• **EXERCISE DIRECTIONS**
Reproduce all the material exactly, minus any pictures it holds.

• **DATA EXCERPT**
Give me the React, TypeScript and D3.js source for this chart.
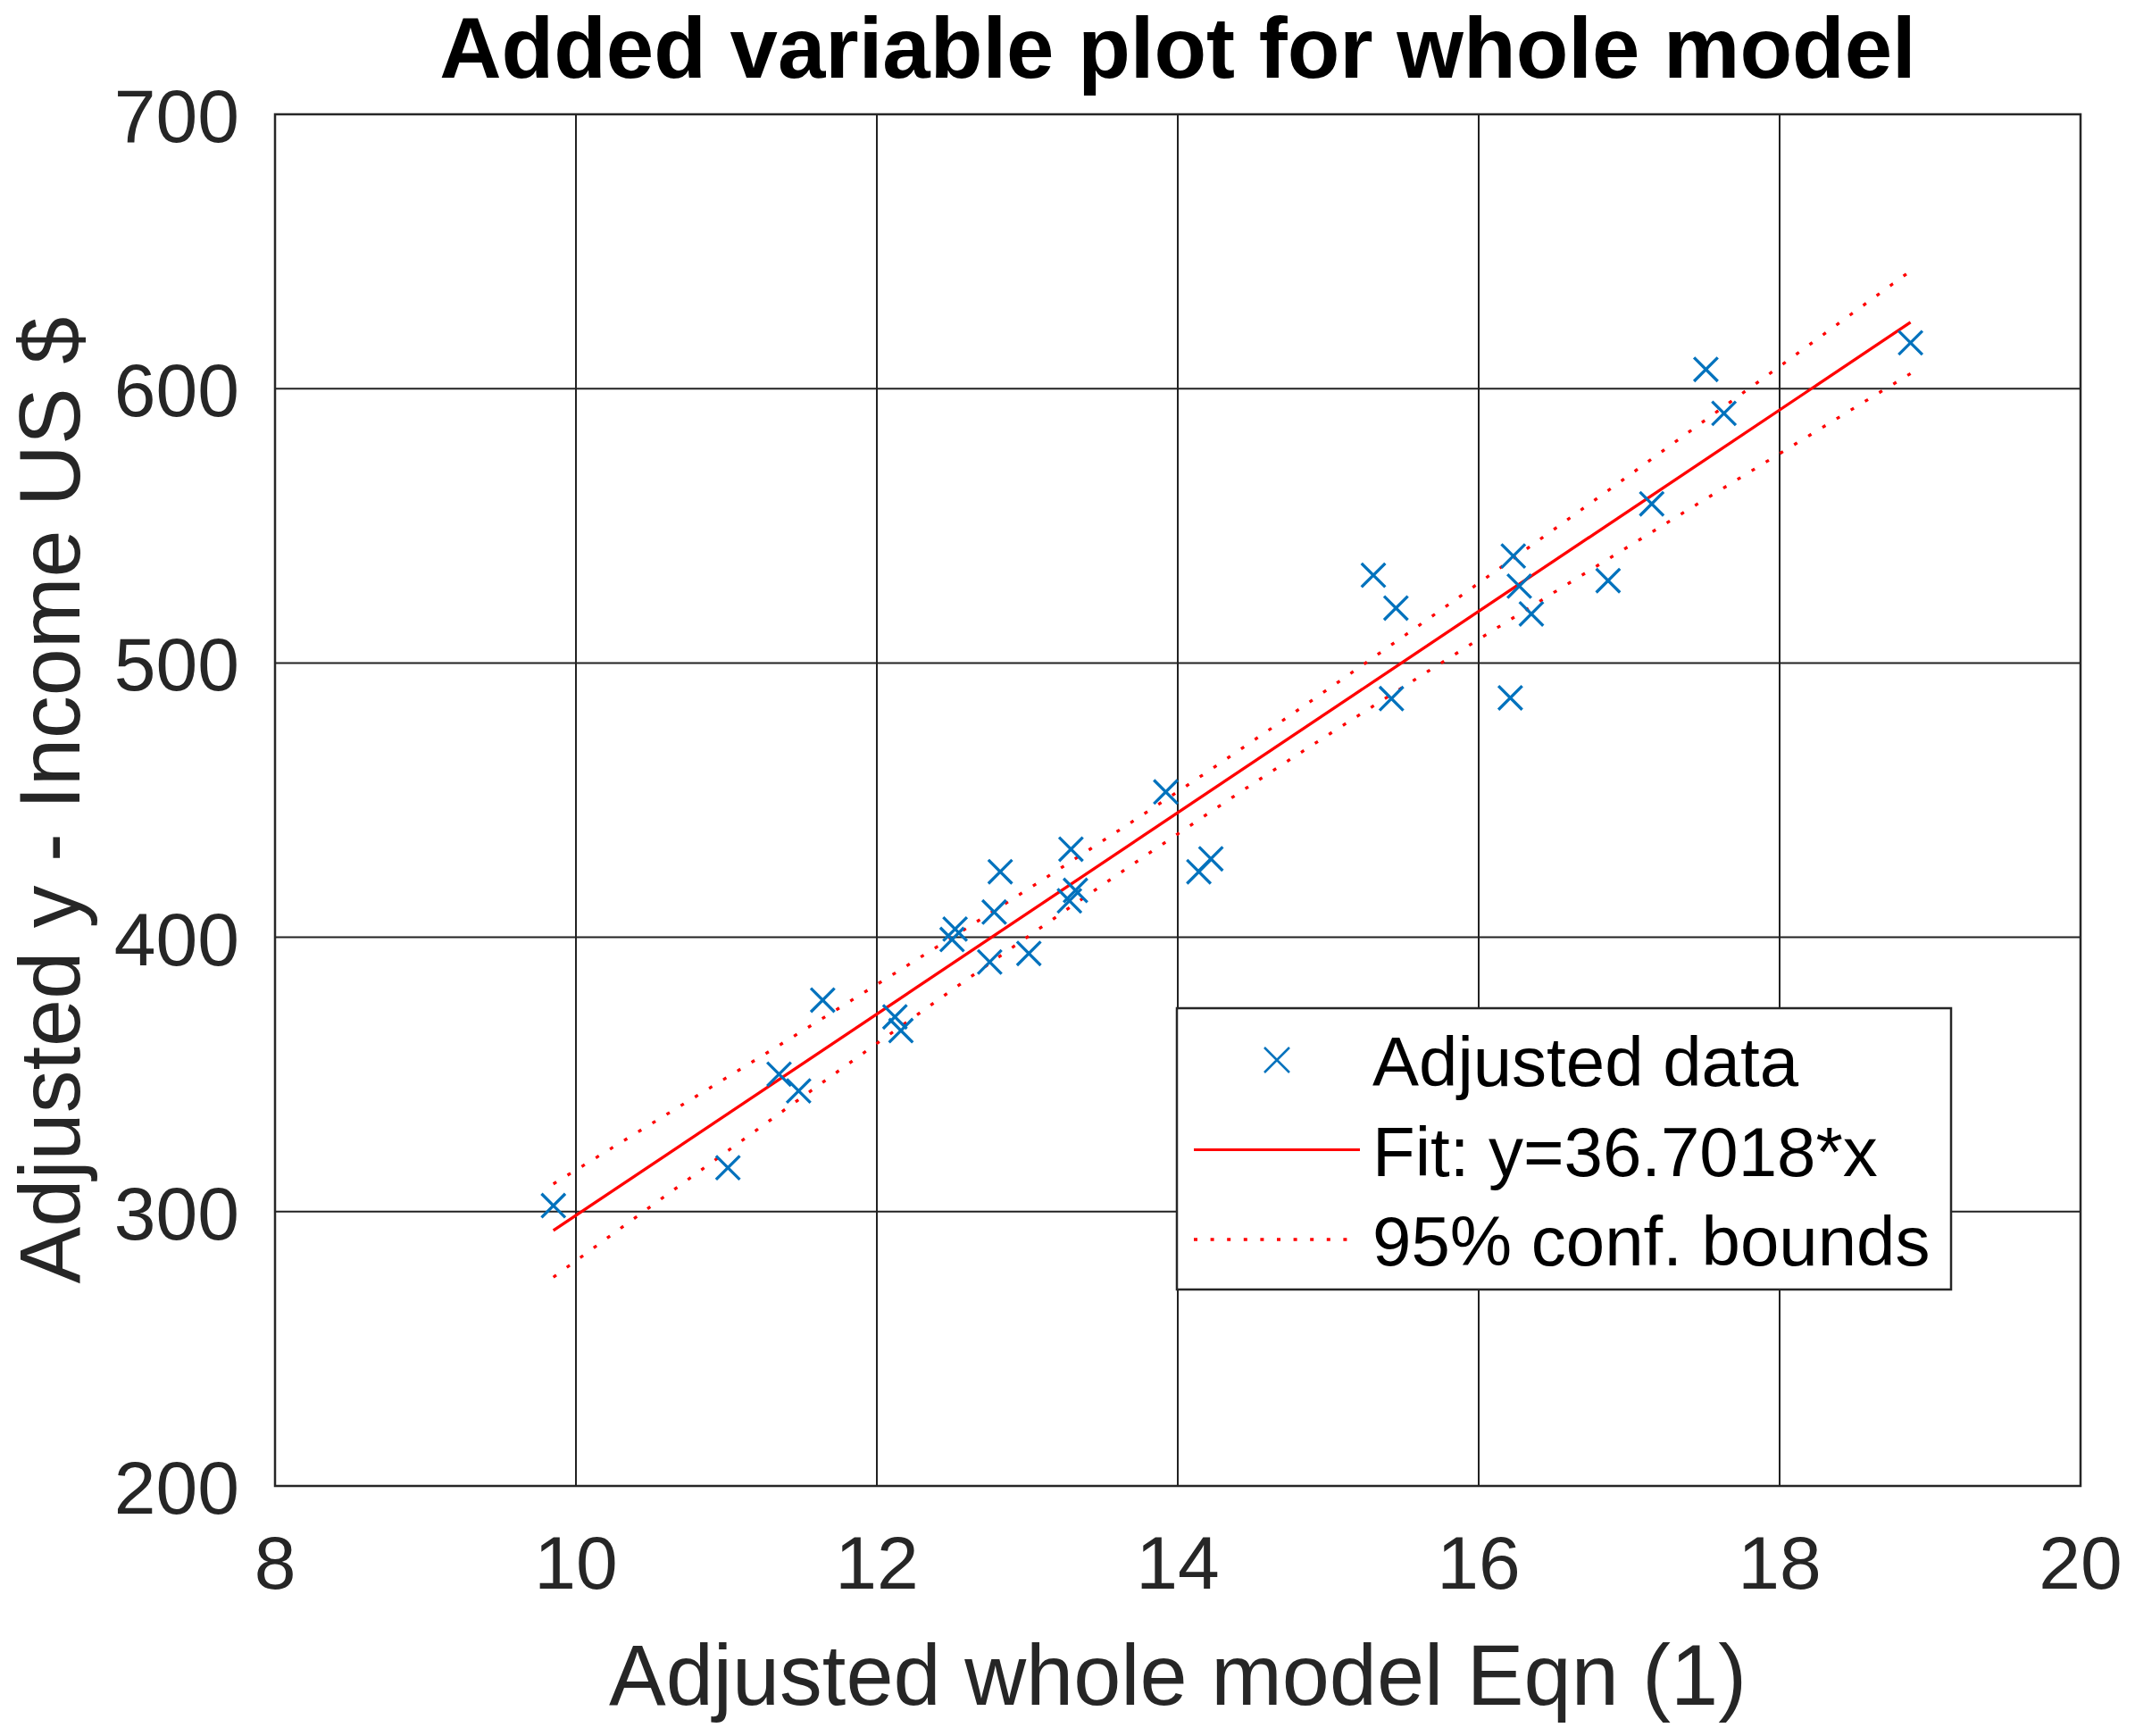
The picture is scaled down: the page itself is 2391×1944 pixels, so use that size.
import React, { useRef, useEffect } from 'react';
import * as d3 from 'd3';

// adjusted data
const adjX = [9.85, 11.01, 11.35, 11.48, 11.64, 12.12, 12.16, 12.52, 12.50, 12.75, 12.78, 12.82, 13.01, 13.29, 13.28, 13.32,
    13.92, 14.14, 14.22, 15.30, 15.45, 15.42, 16.23, 16.27, 16.35, 16.21, 16.86, 17.15, 17.51, 17.63, 18.87];
const adjY = [302.2, 316, 350.1, 344.0, 377.1, 371, 366, 403.0, 399.2, 391.0, 409.2, 423.9, 394.1, 432.1, 413.3, 417.1,
    453.0, 423.9, 428.6, 532, 520, 487, 539.0, 528.0, 517.9, 487.3, 530, 558, 607, 591, 616.7];

// fit line
const fitSlope = 36.7018;
const fitIntercept = -68.4;
const fitX = [9.85, 18.87];

// 95% confidence bounds
const boundX = [9.85, 10.5, 11, 11.5, 12, 12.5, 13, 13.5, 14, 14.5, 15, 15.5, 16, 16.5, 17, 17.5, 18, 18.5, 18.87];
const upperBound = [310.1, 332.0, 348.8, 365.7, 382.8, 400.0, 417.4, 435.1, 453.1, 471.6, 490.5, 509.7, 529.1, 548.7, 568.4, 588.3, 608.1, 628.1, 642.9];
const lowerBound = [276.1, 302.0, 321.8, 341.6, 361.3, 380.8, 400.1, 419.1, 437.7, 456.0, 473.8, 491.3, 508.6, 525.7, 542.6, 559.5, 576.3, 593.1, 605.5];

const xTicks = [8, 10, 12, 14, 16, 18, 20];
const yTicks = [200, 300, 400, 500, 600, 700];

const legendLabels = ['Adjusted data', 'Fit: y=36.7018*x', '95% conf. bounds'];

const W = 2391;
const H = 1944;
const plot = { left: 308, right: 2330, top: 128, bottom: 1664 };
const FONT = '"Liberation Sans", Arial, Helvetica, sans-serif';
const AXIS_COLOR = '#262626';
const BLUE = '#0072BD';
const RED = '#FF0000';
const DOTS = '4,14.6';

const AddedVariablePlot: React.FC = () => {
    const ref = useRef<SVGSVGElement | null>(null);

    useEffect(() => {
        if (!ref.current) return;
        const svg = d3.select(ref.current);
        svg.selectAll('*').remove();

        const x = d3.scaleLinear().domain([8, 20]).range([plot.left, plot.right]);
        const y = d3.scaleLinear().domain([200, 700]).range([plot.bottom, plot.top]);

        svg.append('rect').attr('width', W).attr('height', H).attr('fill', '#fff');

        // grid
        const grid = svg.append('g').attr('stroke', '#222').attr('stroke-width', 2);
        grid.selectAll('line.gx')
            .data(xTicks.slice(1, -1))
            .join('line')
            .attr('x1', d => x(d)).attr('x2', d => x(d))
            .attr('y1', plot.top).attr('y2', plot.bottom);
        grid.selectAll('line.gy')
            .data(yTicks.slice(1, -1))
            .join('line')
            .attr('class', 'gy')
            .attr('y1', d => y(d)).attr('y2', d => y(d))
            .attr('x1', plot.left).attr('x2', plot.right);

        // axes box
        svg.append('rect')
            .attr('x', plot.left).attr('y', plot.top)
            .attr('width', plot.right - plot.left).attr('height', plot.bottom - plot.top)
            .attr('fill', 'none').attr('stroke', AXIS_COLOR).attr('stroke-width', 2.5);

        // tick labels
        svg.append('g')
            .selectAll('text')
            .data(xTicks)
            .join('text')
            .attr('x', d => x(d))
            .attr('y', 1779)
            .attr('text-anchor', 'middle')
            .attr('font-family', FONT)
            .attr('font-size', 84)
            .attr('fill', AXIS_COLOR)
            .text(d => d);

        svg.append('g')
            .selectAll('text')
            .data(yTicks)
            .join('text')
            .attr('x', plot.left - 40)
            .attr('y', d => y(d) + 31)
            .attr('text-anchor', 'end')
            .attr('font-family', FONT)
            .attr('font-size', 84)
            .attr('fill', AXIS_COLOR)
            .text(d => d);

        // confidence bounds
        const line = d3.line<[number, number]>().x(d => x(d[0])).y(d => y(d[1])).curve(d3.curveMonotoneX);
        [upperBound, lowerBound].forEach(b => {
            svg.append('path')
                .attr('d', line(boundX.map((v, i) => [v, b[i]] as [number, number])))
                .attr('fill', 'none')
                .attr('stroke', RED)
                .attr('stroke-width', 3.3)
                .attr('stroke-dasharray', DOTS);
        });

        // fit
        svg.append('path')
            .attr('d', line(fitX.map(v => [v, fitSlope * v + fitIntercept] as [number, number])))
            .attr('fill', 'none')
            .attr('stroke', RED)
            .attr('stroke-width', 3.3);

        // markers
        const s = 13.3;
        const cross = `M${-s},${-s}L${s},${s}M${-s},${s}L${s},${-s}`;
        svg.append('g')
            .selectAll('path')
            .data(adjX.map((v, i) => [v, adjY[i]]))
            .join('path')
            .attr('transform', d => `translate(${x(d[0])},${y(d[1])})`)
            .attr('d', cross)
            .attr('fill', 'none')
            .attr('stroke', BLUE)
            .attr('stroke-width', 3.3);

        // legend
        const lg = svg.append('g');
        lg.append('rect')
            .attr('x', 1318).attr('y', 1129).attr('width', 867).attr('height', 315)
            .attr('fill', '#fff').attr('stroke', AXIS_COLOR).attr('stroke-width', 2.5);
        const rowY = (i: number) => 1187 + i * 100.5;
        lg.append('path')
            .attr('transform', `translate(1430,${rowY(0)})`)
            .attr('d', `M-14,-14L14,14M-14,14L14,-14`)
            .attr('stroke', BLUE).attr('stroke-width', 2.5);
        lg.append('line')
            .attr('x1', 1337).attr('x2', 1523).attr('y1', rowY(1)).attr('y2', rowY(1))
            .attr('stroke', RED).attr('stroke-width', 2.8);
        lg.append('line')
            .attr('x1', 1337).attr('x2', 1512).attr('y1', rowY(2)).attr('y2', rowY(2))
            .attr('stroke', RED).attr('stroke-width', 3.3).attr('stroke-dasharray', DOTS);
        lg.selectAll('text')
            .data(legendLabels)
            .join('text')
            .attr('x', 1537)
            .attr('y', (d, i) => rowY(i) + 29)
            .attr('font-family', FONT)
            .attr('font-size', 78)
            .attr('fill', '#000')
            .text(d => d);

        // titles
        svg.append('text')
            .attr('x', (plot.left + plot.right) / 2).attr('y', 87)
            .attr('text-anchor', 'middle')
            .attr('font-family', FONT).attr('font-weight', 'bold').attr('font-size', 96)
            .attr('fill', '#000')
            .text('Added variable plot for whole model');
        svg.append('text')
            .attr('x', (plot.left + plot.right) / 2).attr('y', 1909)
            .attr('text-anchor', 'middle')
            .attr('font-family', FONT).attr('font-size', 95.5)
            .attr('fill', AXIS_COLOR)
            .text('Adjusted whole model Eqn (1)');
        svg.append('text')
            .attr('transform', `translate(89,${(plot.top + plot.bottom) / 2}) rotate(-90)`)
            .attr('text-anchor', 'middle')
            .attr('font-family', FONT).attr('font-size', 95.5)
            .attr('fill', AXIS_COLOR)
            .text('Adjusted y - Income US $');

        return () => {
            // eslint-disable-next-line react-hooks/exhaustive-deps
            d3.select(ref.current).selectAll('*').remove();
        };
    }, []);

    return <svg ref={ref} width={W} height={H} style={{ position: 'absolute', left: 0, top: 0, display: 'block' }}></svg>;
};

export default function App() {
    return <AddedVariablePlot />;
}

• **FINAL ANSWER**
Give me the React, TypeScript and D3.js source for this chart.
The picture is scaled down: the page itself is 2391×1944 pixels, so use that size.
import React, { useRef, useEffect } from 'react';
import * as d3 from 'd3';

// adjusted data
const adjX = [9.85, 11.01, 11.35, 11.48, 11.64, 12.12, 12.16, 12.52, 12.50, 12.75, 12.78, 12.82, 13.01, 13.29, 13.28, 13.32,
    13.92, 14.14, 14.22, 15.30, 15.45, 15.42, 16.23, 16.27, 16.35, 16.21, 16.86, 17.15, 17.51, 17.63, 18.87];
const adjY = [302.2, 316, 350.1, 344.0, 377.1, 371, 366, 403.0, 399.2, 391.0, 409.2, 423.9, 394.1, 432.1, 413.3, 417.1,
    453.0, 423.9, 428.6, 532, 520, 487, 539.0, 528.0, 517.9, 487.3, 530, 558, 607, 591, 616.7];

// fit line
const fitSlope = 36.7018;
const fitIntercept = -68.4;
const fitX = [9.85, 18.87];

// 95% confidence bounds
const boundX = [9.85, 10.5, 11, 11.5, 12, 12.5, 13, 13.5, 14, 14.5, 15, 15.5, 16, 16.5, 17, 17.5, 18, 18.5, 18.87];
const upperBound = [310.1, 332.0, 348.8, 365.7, 382.8, 400.0, 417.4, 435.1, 453.1, 471.6, 490.5, 509.7, 529.1, 548.7, 568.4, 588.3, 608.1, 628.1, 642.9];
const lowerBound = [276.1, 302.0, 321.8, 341.6, 361.3, 380.8, 400.1, 419.1, 437.7, 456.0, 473.8, 491.3, 508.6, 525.7, 542.6, 559.5, 576.3, 593.1, 605.5];

const xTicks = [8, 10, 12, 14, 16, 18, 20];
const yTicks = [200, 300, 400, 500, 600, 700];

const legendLabels = ['Adjusted data', 'Fit: y=36.7018*x', '95% conf. bounds'];

const W = 2391;
const H = 1944;
const plot = { left: 308, right: 2330, top: 128, bottom: 1664 };
const FONT = '"Liberation Sans", Arial, Helvetica, sans-serif';
const AXIS_COLOR = '#262626';
const BLUE = '#0072BD';
const RED = '#FF0000';
const DOTS = '4,14.6';

const AddedVariablePlot: React.FC = () => {
    const ref = useRef<SVGSVGElement | null>(null);

    useEffect(() => {
        if (!ref.current) return;
        const svg = d3.select(ref.current);
        svg.selectAll('*').remove();

        const x = d3.scaleLinear().domain([8, 20]).range([plot.left, plot.right]);
        const y = d3.scaleLinear().domain([200, 700]).range([plot.bottom, plot.top]);

        svg.append('rect').attr('width', W).attr('height', H).attr('fill', '#fff');

        // grid
        const grid = svg.append('g').attr('stroke', '#222').attr('stroke-width', 2);
        grid.selectAll('line.gx')
            .data(xTicks.slice(1, -1))
            .join('line')
            .attr('x1', d => x(d)).attr('x2', d => x(d))
            .attr('y1', plot.top).attr('y2', plot.bottom);
        grid.selectAll('line.gy')
            .data(yTicks.slice(1, -1))
            .join('line')
            .attr('class', 'gy')
            .attr('y1', d => y(d)).attr('y2', d => y(d))
            .attr('x1', plot.left).attr('x2', plot.right);

        // axes box
        svg.append('rect')
            .attr('x', plot.left).attr('y', plot.top)
            .attr('width', plot.right - plot.left).attr('height', plot.bottom - plot.top)
            .attr('fill', 'none').attr('stroke', AXIS_COLOR).attr('stroke-width', 2.5);

        // tick labels
        svg.append('g')
            .selectAll('text')
            .data(xTicks)
            .join('text')
            .attr('x', d => x(d))
            .attr('y', 1779)
            .attr('text-anchor', 'middle')
            .attr('font-family', FONT)
            .attr('font-size', 84)
            .attr('fill', AXIS_COLOR)
            .text(d => d);

        svg.append('g')
            .selectAll('text')
            .data(yTicks)
            .join('text')
            .attr('x', plot.left - 40)
            .attr('y', d => y(d) + 31)
            .attr('text-anchor', 'end')
            .attr('font-family', FONT)
            .attr('font-size', 84)
            .attr('fill', AXIS_COLOR)
            .text(d => d);

        // confidence bounds
        const line = d3.line<[number, number]>().x(d => x(d[0])).y(d => y(d[1])).curve(d3.curveMonotoneX);
        [upperBound, lowerBound].forEach(b => {
            svg.append('path')
                .attr('d', line(boundX.map((v, i) => [v, b[i]] as [number, number])))
                .attr('fill', 'none')
                .attr('stroke', RED)
                .attr('stroke-width', 3.3)
                .attr('stroke-dasharray', DOTS);
        });

        // fit
        svg.append('path')
            .attr('d', line(fitX.map(v => [v, fitSlope * v + fitIntercept] as [number, number])))
            .attr('fill', 'none')
            .attr('stroke', RED)
            .attr('stroke-width', 3.3);

        // markers
        const s = 13.3;
        const cross = `M${-s},${-s}L${s},${s}M${-s},${s}L${s},${-s}`;
        svg.append('g')
            .selectAll('path')
            .data(adjX.map((v, i) => [v, adjY[i]]))
            .join('path')
            .attr('transform', d => `translate(${x(d[0])},${y(d[1])})`)
            .attr('d', cross)
            .attr('fill', 'none')
            .attr('stroke', BLUE)
            .attr('stroke-width', 3.3);

        // legend
        const lg = svg.append('g');
        lg.append('rect')
            .attr('x', 1318).attr('y', 1129).attr('width', 867).attr('height', 315)
            .attr('fill', '#fff').attr('stroke', AXIS_COLOR).attr('stroke-width', 2.5);
        const rowY = (i: number) => 1187 + i * 100.5;
        lg.append('path')
            .attr('transform', `translate(1430,${rowY(0)})`)
            .attr('d', `M-14,-14L14,14M-14,14L14,-14`)
            .attr('stroke', BLUE).attr('stroke-width', 2.5);
        lg.append('line')
            .attr('x1', 1337).attr('x2', 1523).attr('y1', rowY(1)).attr('y2', rowY(1))
            .attr('stroke', RED).attr('stroke-width', 2.8);
        lg.append('line')
            .attr('x1', 1337).attr('x2', 1512).attr('y1', rowY(2)).attr('y2', rowY(2))
            .attr('stroke', RED).attr('stroke-width', 3.3).attr('stroke-dasharray', DOTS);
        lg.selectAll('text')
            .data(legendLabels)
            .join('text')
            .attr('x', 1537)
            .attr('y', (d, i) => rowY(i) + 29)
            .attr('font-family', FONT)
            .attr('font-size', 78)
            .attr('fill', '#000')
            .text(d => d);

        // titles
        svg.append('text')
            .attr('x', (plot.left + plot.right) / 2).attr('y', 87)
            .attr('text-anchor', 'middle')
            .attr('font-family', FONT).attr('font-weight', 'bold').attr('font-size', 96)
            .attr('fill', '#000')
            .text('Added variable plot for whole model');
        svg.append('text')
            .attr('x', (plot.left + plot.right) / 2).attr('y', 1909)
            .attr('text-anchor', 'middle')
            .attr('font-family', FONT).attr('font-size', 95.5)
            .attr('fill', AXIS_COLOR)
            .text('Adjusted whole model Eqn (1)');
        svg.append('text')
            .attr('transform', `translate(89,${(plot.top + plot.bottom) / 2}) rotate(-90)`)
            .attr('text-anchor', 'middle')
            .attr('font-family', FONT).attr('font-size', 95.5)
            .attr('fill', AXIS_COLOR)
            .text('Adjusted y - Income US $');

        return () => {
            // eslint-disable-next-line react-hooks/exhaustive-deps
            d3.select(ref.current).selectAll('*').remove();
        };
    }, []);

    return <svg ref={ref} width={W} height={H} style={{ position: 'absolute', left: 0, top: 0, display: 'block' }}></svg>;
};

export default function App() {
    return <AddedVariablePlot />;
}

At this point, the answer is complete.